* _Requirement_: Everything from the first line of the data through the line with "0.243, 0.192, 0.148];" is to be echoed exactly, minus the pictures.
■ ■ ■ ■
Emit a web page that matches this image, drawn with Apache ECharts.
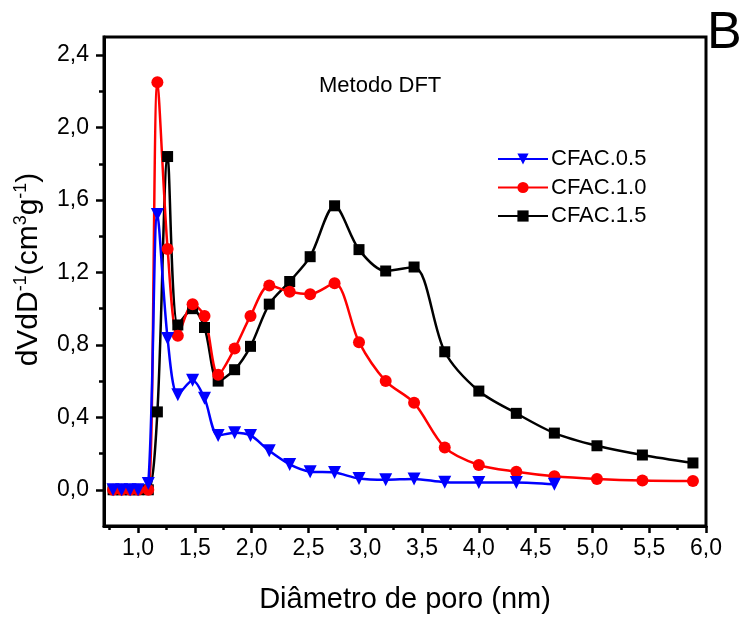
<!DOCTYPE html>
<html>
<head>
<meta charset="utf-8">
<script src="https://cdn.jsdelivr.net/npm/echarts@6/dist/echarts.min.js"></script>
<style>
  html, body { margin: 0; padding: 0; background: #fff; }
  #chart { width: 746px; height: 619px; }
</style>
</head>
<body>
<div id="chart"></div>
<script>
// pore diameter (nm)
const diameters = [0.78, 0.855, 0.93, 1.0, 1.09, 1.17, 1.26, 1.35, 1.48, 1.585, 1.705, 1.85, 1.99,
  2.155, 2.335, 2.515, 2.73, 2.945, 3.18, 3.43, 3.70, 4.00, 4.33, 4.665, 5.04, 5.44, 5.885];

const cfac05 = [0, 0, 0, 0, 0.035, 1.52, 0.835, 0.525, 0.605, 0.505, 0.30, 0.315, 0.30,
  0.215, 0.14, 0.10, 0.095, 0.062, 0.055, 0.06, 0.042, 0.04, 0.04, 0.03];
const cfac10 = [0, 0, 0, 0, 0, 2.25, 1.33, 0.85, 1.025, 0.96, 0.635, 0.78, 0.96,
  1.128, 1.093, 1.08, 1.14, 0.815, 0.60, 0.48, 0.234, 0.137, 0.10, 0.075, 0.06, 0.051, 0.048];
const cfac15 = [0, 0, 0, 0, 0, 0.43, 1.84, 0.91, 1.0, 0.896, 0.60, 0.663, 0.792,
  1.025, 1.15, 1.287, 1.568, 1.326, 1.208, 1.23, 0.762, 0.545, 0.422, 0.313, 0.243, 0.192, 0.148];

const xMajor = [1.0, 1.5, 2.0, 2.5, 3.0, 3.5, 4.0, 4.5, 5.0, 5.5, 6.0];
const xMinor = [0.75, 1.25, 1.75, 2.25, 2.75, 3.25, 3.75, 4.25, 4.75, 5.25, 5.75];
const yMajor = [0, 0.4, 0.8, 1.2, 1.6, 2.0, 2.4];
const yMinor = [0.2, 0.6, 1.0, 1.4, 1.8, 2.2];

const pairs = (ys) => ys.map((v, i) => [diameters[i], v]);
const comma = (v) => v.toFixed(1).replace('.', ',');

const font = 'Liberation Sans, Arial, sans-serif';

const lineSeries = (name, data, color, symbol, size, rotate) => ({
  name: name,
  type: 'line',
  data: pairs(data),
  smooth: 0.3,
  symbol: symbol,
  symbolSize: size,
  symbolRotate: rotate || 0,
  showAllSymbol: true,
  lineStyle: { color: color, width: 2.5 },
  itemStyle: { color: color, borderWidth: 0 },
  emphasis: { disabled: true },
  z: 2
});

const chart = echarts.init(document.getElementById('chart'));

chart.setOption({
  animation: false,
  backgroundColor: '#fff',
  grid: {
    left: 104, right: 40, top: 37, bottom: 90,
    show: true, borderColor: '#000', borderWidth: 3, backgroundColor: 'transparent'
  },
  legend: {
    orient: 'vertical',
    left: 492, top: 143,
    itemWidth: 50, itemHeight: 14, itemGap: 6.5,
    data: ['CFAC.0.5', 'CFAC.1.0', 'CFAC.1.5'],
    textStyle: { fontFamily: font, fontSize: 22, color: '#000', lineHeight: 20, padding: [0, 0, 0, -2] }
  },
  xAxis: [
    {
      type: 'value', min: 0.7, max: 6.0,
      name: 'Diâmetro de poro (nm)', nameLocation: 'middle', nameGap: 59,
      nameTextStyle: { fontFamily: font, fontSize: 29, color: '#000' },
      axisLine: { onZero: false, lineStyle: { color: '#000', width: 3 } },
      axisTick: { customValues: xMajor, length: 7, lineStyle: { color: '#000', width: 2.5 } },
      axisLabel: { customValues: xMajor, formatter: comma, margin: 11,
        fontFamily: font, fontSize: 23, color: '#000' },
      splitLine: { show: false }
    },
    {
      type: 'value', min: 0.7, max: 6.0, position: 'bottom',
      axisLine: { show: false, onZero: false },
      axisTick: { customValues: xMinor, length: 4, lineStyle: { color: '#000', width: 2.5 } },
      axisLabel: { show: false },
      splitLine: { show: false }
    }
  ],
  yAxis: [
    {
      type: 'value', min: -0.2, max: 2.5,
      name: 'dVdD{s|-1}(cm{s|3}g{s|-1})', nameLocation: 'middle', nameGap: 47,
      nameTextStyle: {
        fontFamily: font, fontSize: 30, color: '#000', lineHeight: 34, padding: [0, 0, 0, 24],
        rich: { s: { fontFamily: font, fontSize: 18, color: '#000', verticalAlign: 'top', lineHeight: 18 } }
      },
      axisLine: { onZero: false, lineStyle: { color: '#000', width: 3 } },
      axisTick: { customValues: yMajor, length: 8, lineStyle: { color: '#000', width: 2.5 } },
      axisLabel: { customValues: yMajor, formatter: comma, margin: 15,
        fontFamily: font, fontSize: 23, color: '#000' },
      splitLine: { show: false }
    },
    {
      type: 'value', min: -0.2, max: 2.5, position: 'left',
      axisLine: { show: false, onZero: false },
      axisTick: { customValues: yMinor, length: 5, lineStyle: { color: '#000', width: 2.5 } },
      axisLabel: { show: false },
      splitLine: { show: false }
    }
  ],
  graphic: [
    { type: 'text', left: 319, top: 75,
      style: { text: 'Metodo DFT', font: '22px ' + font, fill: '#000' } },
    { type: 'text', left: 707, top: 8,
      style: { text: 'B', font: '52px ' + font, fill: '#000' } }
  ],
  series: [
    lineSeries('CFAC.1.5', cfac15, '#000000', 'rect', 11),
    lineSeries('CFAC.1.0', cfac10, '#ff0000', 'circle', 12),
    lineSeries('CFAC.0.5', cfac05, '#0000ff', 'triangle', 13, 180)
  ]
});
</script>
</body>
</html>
■ ■ ■ ■
* _Exercise response_:
Emit a web page that matches this image, drawn with Apache ECharts.
<!DOCTYPE html>
<html>
<head>
<meta charset="utf-8">
<script src="https://cdn.jsdelivr.net/npm/echarts@6/dist/echarts.min.js"></script>
<style>
  html, body { margin: 0; padding: 0; background: #fff; }
  #chart { width: 746px; height: 619px; }
</style>
</head>
<body>
<div id="chart"></div>
<script>
// pore diameter (nm)
const diameters = [0.78, 0.855, 0.93, 1.0, 1.09, 1.17, 1.26, 1.35, 1.48, 1.585, 1.705, 1.85, 1.99,
  2.155, 2.335, 2.515, 2.73, 2.945, 3.18, 3.43, 3.70, 4.00, 4.33, 4.665, 5.04, 5.44, 5.885];

const cfac05 = [0, 0, 0, 0, 0.035, 1.52, 0.835, 0.525, 0.605, 0.505, 0.30, 0.315, 0.30,
  0.215, 0.14, 0.10, 0.095, 0.062, 0.055, 0.06, 0.042, 0.04, 0.04, 0.03];
const cfac10 = [0, 0, 0, 0, 0, 2.25, 1.33, 0.85, 1.025, 0.96, 0.635, 0.78, 0.96,
  1.128, 1.093, 1.08, 1.14, 0.815, 0.60, 0.48, 0.234, 0.137, 0.10, 0.075, 0.06, 0.051, 0.048];
const cfac15 = [0, 0, 0, 0, 0, 0.43, 1.84, 0.91, 1.0, 0.896, 0.60, 0.663, 0.792,
  1.025, 1.15, 1.287, 1.568, 1.326, 1.208, 1.23, 0.762, 0.545, 0.422, 0.313, 0.243, 0.192, 0.148];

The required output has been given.